Oh to be deserted on a remote planet by yourself with wolf-like creatures! Talk about bad luck. And scary. The story description flowed well as the story went along. You built a strong story through the details that this man was experiencing. The last sentences sent shivers down my spine. They weren’t passing me by – they were coming towards me. That was when I felt the touch on my shoulder. There is something about the unknown things in the dark that is cringe-worthy and you succeeded in just that.
What an eerie story! Now I definitely will be unable to sleep tonight! I appreciated how you continued with the sentence flow given in the prompt. He was momentarily drowned out by the wind picking up outside. It ripped through the trees and howled into the cave, shrieking its rage for all to hear. The forest outside was whipped into a frenzy, the trees groaning and crashing amid the sudden onslaught. Through your descriptions the world around this cavern came flowing off of the screen and into my mind. I thought it was great how the high priest kept getting pulled into ritual as it continued. The others so quickly fled when things began to grow into a scary reality. Which all led up to that ending!
There are certain relationships people run across in life that are both passionate and toxic. This piece gave them both in equal measures. The main character's defiance (that you can't help but smile at) and her doubt that led to indecision which her new fiancé easily kissed away. And all of this conflict was scattered with splashes of excellent detail. I prodded the fire again. With a loud HOOSH, one of the larger logs fell and rolled out of the stone circle in a violent spray of sparks. Where the story went at the end was an excellent twist. It left me with both pity for the girl and curiosity to see where it would lead.
Special Challenge Runner Up: Emily - When volcanoes erupt and the ground splits open things get exciting. But when you stop a story when statues come to life, well now that makes for a cliffhanger!
Special Challenge Winner: Samantha - With your descriptions you set up this cliffhanger to perfection. What could possibly go well with a latin demon that has been hidden in a cave for thousands of years? Oh, I don’t know, EVERYTHING!

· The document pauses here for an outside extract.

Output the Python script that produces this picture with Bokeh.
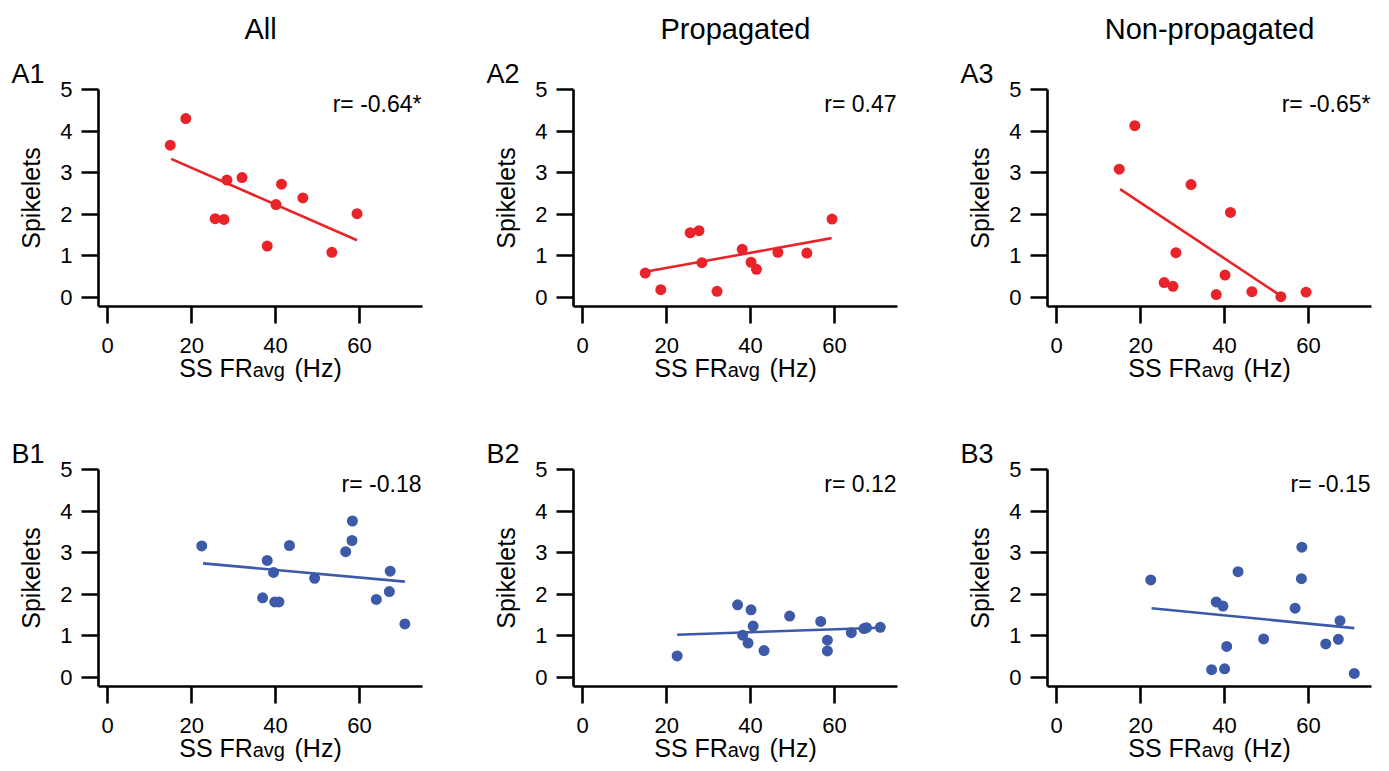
from bokeh.plotting import figure
from bokeh.layouts import gridplot
from bokeh.models import Label, Range1d, FixedTicker, LinearAxis, Title
from bokeh.embed import file_html
from bokeh.resources import INLINE

FONT = "Liberation Sans"
RED = "#E8242A"
BLUE = "#3D5AA8"

# ---- data ----
col_titles = ["All", "Propagated", "Non-propagated"]
x_ticks = [0, 20, 40, 60]
y_ticks = [0, 1, 2, 3, 4, 5]

# Row A: 12 cells
fr_A = [14.9, 18.6, 25.6, 27.7, 28.4, 32.0, 38.0, 40.1, 41.4, 46.5, 53.4, 59.4]
spk_A1 = [3.66, 4.30, 1.89, 1.87, 2.82, 2.88, 1.23, 2.23, 2.72, 2.39, 1.08, 2.01]
spk_A2 = [0.58, 0.18, 1.55, 1.60, 0.83, 0.14, 1.15, 0.84, 0.67, 1.08, 1.06, 1.88]
spk_A3 = [3.08, 4.13, 0.35, 0.26, 1.07, 2.71, 0.06, 0.53, 2.04, 0.13, 0.01, 0.12]

# Row B: 15 cells
fr_B1 = [22.4, 36.9, 38.0, 39.5, 39.8, 40.8, 43.3, 49.3, 56.7, 58.2, 58.3, 64.0, 67.1, 67.3, 70.8]
spk_B1 = [3.16, 1.91, 2.81, 2.52, 1.81, 1.81, 3.17, 2.38, 3.02, 3.29, 3.76, 1.87, 2.06, 2.55, 1.28]
fr_B2 = [22.5, 36.9, 38.1, 39.4, 40.1, 40.6, 43.2, 49.3, 56.7, 58.3, 58.3, 64.0, 67.0, 67.6, 70.9]
spk_B2 = [0.51, 1.74, 1.01, 0.82, 1.62, 1.23, 0.64, 1.47, 1.34, 0.89, 0.63, 1.07, 1.17, 1.19, 1.20]
fr_B3 = [22.4, 36.9, 38.0, 39.6, 40.0, 40.5, 43.2, 49.3, 56.8, 58.3, 58.4, 64.1, 67.1, 67.5, 70.9]
spk_B3 = [2.34, 0.18, 1.81, 1.71, 0.20, 0.74, 2.54, 0.92, 1.66, 2.37, 3.13, 0.80, 0.91, 1.36, 0.09]

# regression line end points
fit_A1_x, fit_A1_y = [15.1, 59.4], [3.33, 1.37]
fit_A2_x, fit_A2_y = [14.9, 59.3], [0.61, 1.42]
fit_A3_x, fit_A3_y = [15.1, 53.4], [2.60, 0.03]
fit_B1_x, fit_B1_y = [22.7, 70.8], [2.74, 2.30]
fit_B2_x, fit_B2_y = [22.5, 70.9], [1.02, 1.19]
fit_B3_x, fit_B3_y = [22.6, 70.9], [1.66, 1.18]

r_texts = ["r= -0.64*", "r= 0.47", "r= -0.65*", "r= -0.18", "r= 0.12", "r= -0.15"]
letters = ["A1", "A2", "A3", "B1", "B2", "B3"]
xlabel_main = "SS FR" + "\u00a0" * 6 + "(Hz)"
xlabel_sub = "\u00a0\u00a0\u00a0avg"
ylabel = "Spikelets"

FW, FH = 324, 217


def make_panel(x, y, fx, fy, color, rtext, letter, title, width, left, height, top):
    p = figure(width=width, height=height, output_backend="svg", toolbar_location=None,
               title=None,
               x_range=Range1d(-2.2, 75), y_range=Range1d(-0.226, 5),
               min_border_left=left, min_border_right=width - left - FW,
               min_border_top=top, min_border_bottom=height - top - FH,
               background_fill_color="white", border_fill_color="white")
    p.outline_line_color = None
    p.grid.visible = False
    p.xaxis.ticker = FixedTicker(ticks=x_ticks)
    p.yaxis.ticker = FixedTicker(ticks=y_ticks)
    for ax in (p.xaxis[0], p.yaxis[0]):
        ax.axis_line_width = 2.6
        ax.axis_line_color = "black"
        ax.major_tick_line_width = 2.6
        ax.major_tick_line_color = "black"
        ax.major_tick_out = 17
        ax.major_tick_in = 0
        ax.minor_tick_out = 0
        ax.minor_tick_in = 0
        ax.major_label_text_font = FONT
        ax.major_label_text_font_size = "22px"
        ax.major_label_text_color = "black"
        ax.major_label_standoff = 9
        ax.axis_label_text_font = FONT
        ax.axis_label_text_font_style = "normal"
        ax.axis_label_text_color = "black"
    p.xaxis.major_label_standoff = 14
    p.yaxis.axis_label = ylabel
    p.yaxis.axis_label_text_font_size = "25px"
    p.yaxis.axis_label_standoff = 12

    p.xaxis.axis_label = xlabel_main
    p.xaxis.axis_label_text_font_size = "25px"
    p.xaxis.axis_label_standoff = -2

    # second (label-only) axis carrying the smaller "avg"
    sub = LinearAxis(ticker=FixedTicker(ticks=[]), axis_label=xlabel_sub)
    sub.axis_line_color = None
    sub.major_tick_out = 0
    sub.major_tick_in = 0
    sub.minor_tick_out = 0
    sub.minor_tick_in = 0
    sub.major_label_standoff = 0
    sub.axis_label_text_font = FONT
    sub.axis_label_text_font_size = "20px"
    sub.axis_label_text_font_style = "normal"
    sub.axis_label_text_color = "black"
    sub.axis_label_standoff = -26
    p.add_layout(sub, "below")

    p.line(fx, fy, line_color=color, line_width=2.6)
    p.scatter(x, y, size=11, fill_color=color, line_color=None)

    # r value (inside the frame)
    p.add_layout(Label(x=FW - 1, y=FH - 14.5, x_units="screen", y_units="screen", text=rtext,
                       text_font=FONT, text_font_size="23px", text_align="right",
                       text_baseline="alphabetic", text_color="black"))
    # panel letter and column title, in the space above the frame
    p.add_layout(Title(text=letter, align="left", offset=-87, standoff=-3,
                       vertical_align="top", text_font=FONT, text_font_size="27px",
                       text_font_style="normal", text_color="black"), "above")
    if title:
        p.add_layout(Title(text=title, align="center", standoff=25.5,
                           vertical_align="top", text_font=FONT, text_font_size="29px",
                           text_font_style="normal", text_color="black"), "above")
    return p


widths = [483, 475, 428]
lefts = [98, 90, 89]

row_a_data = [(fr_A, spk_A1, fit_A1_x, fit_A1_y), (fr_A, spk_A2, fit_A2_x, fit_A2_y),
              (fr_A, spk_A3, fit_A3_x, fit_A3_y)]
row_b_data = [(fr_B1, spk_B1, fit_B1_x, fit_B1_y), (fr_B2, spk_B2, fit_B2_x, fit_B2_y),
              (fr_B3, spk_B3, fit_B3_x, fit_B3_y)]

row_a = []
for i, (x, y, fx, fy) in enumerate(row_a_data):
    row_a.append(make_panel(x, y, fx, fy, RED, r_texts[i], letters[i], col_titles[i],
                            widths[i], lefts[i], 390, 89))
row_b = []
for i, (x, y, fx, fy) in enumerate(row_b_data):
    row_b.append(make_panel(x, y, fx, fy, BLUE, r_texts[3 + i], letters[3 + i], None,
                            widths[i], lefts[i], 380, 79))

grid = gridplot([row_a, row_b], toolbar_location=None)

open("out.html", "w").write(file_html(grid, INLINE))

Runner Up: Casey - From the summer of being a Sweet 16 to the betrayal of a best friend, this story was beautiful and thought provoking. Every teenage girl not only deserves such a deep friendship but also a best friend who would face wrath so great to save them.
Grand Champion: Erin - So much came out of this story in unexpected ways. From the subtleties like their worn clothes to the way the man kissed all fear away, the reader can be pulled in so deeply to the story. Wonderful job!